Summary of Terms of the Annual Restricted Stock Unit Grants made and to be made to the Non-Associate Directors of Abercrombie & Fitch Co. under the Abercrombie & Fitch Co. 2016 Long-Term Incentive Plan for Directors in Fiscal 2020

EX-10.5 4 exhibit105-q12020.htm EXHIBIT 10.5 Exhibit


EXHIBIT 10.5

Summary of Terms of the Annual Restricted Stock Unit Grants made and to be made to the Non-Associate Directors of Abercrombie & Fitch Co. under the Abercrombie & Fitch Co. 2016 Long-Term Incentive Plan for Directors in Fiscal 2020

Non-Associate Directors

For the fiscal year ending January 30, 2021 (“Fiscal 2020”), members of the Board of Directors (the “Board”) of Abercrombie & Fitch Co. (the “Company”) who are not employees, or as referred to by the Company, “associates”, of the Company or of a subsidiary of the Company (“non-associate directors”) are eligible to receive an annual grant of restricted stock units (“RSUs”) as part of their compensation. Each RSU represents the right to receive one share of Class A Common Stock, $0.01 par value, of the Company (the “Common Stock”), upon vesting. The market value of the shares of Common Stock underlying the RSUs on the grant date is to be $150,000 (the “Non-Associate Director RSU Retainer”).

The annual Non-Associate Director RSU Retainer has been and will continue to be subject to the following provisions:

RSUs are to be granted annually on the date of the annual meeting of stockholders of the Company (if the non-associate directors continue to serve after the annual meeting of stockholders) pursuant to the Abercrombie & Fitch Co. 2016 Long-Term Incentive Plan for Directors (or any successor plan approved by the Company’s stockholders); and

RSUs will vest on the earlier of (i) the first anniversary of the grant date or (ii) the date of the next regularly scheduled annual meeting of stockholders of the Company after the grant date, subject to earlier vesting in the event of a non-associate director’s death or total disability or upon termination of service in connection with a change of control of the Company.

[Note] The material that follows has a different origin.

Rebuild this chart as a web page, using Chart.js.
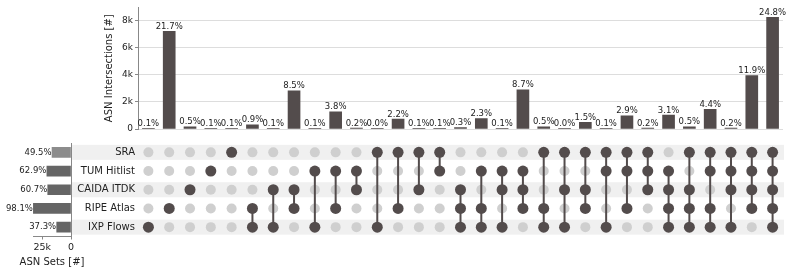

Non-Executive Chairman of the Board

Effective February 3, 2018, the Board elected Terry L. Burman to serve as Non-Executive Chairman of the Board of the Company. In his capacity as Non-Executive Chairman of the Board of the Company, Mr. Burman is to receive the following equity compensation for Fiscal 2020:

an additional annual grant of RSUs, with the market value of the shares of Common Stock underlying this annual grant being equal to $100,000 on the grant date (the “Non-Executive Chairman RSU Retainer”), to be granted on the date of the annual meeting of stockholders of the Company (if Mr. Burman continues to serve after the annual meeting of stockholders) pursuant to the Abercrombie & Fitch Co. 2016 Long-Term Incentive Plan for Directors (or any successor plan approved by the Company’s stockholders), and which will vest on the earlier of (i) the first anniversary of the grant date or (ii) the date of the next regularly scheduled annual meeting of stockholders of the Company after the grant date; in each case, subject to earlier vesting in the event of Mr. Burman’s death or total disability or upon a change of control of the Company; and

if Mr. Burman’s service as Non-Executive Chairman of the Board of the Company ends for any reason other than his death or total disability, a pro-rata portion of unvested RSUs subject to the Non-Executive Chairman RSU Retainer will vest to reflect the portion of the period that has elapsed between the grant date and the date on which his service as Non-Executive Chairman of the Board of the Company ends.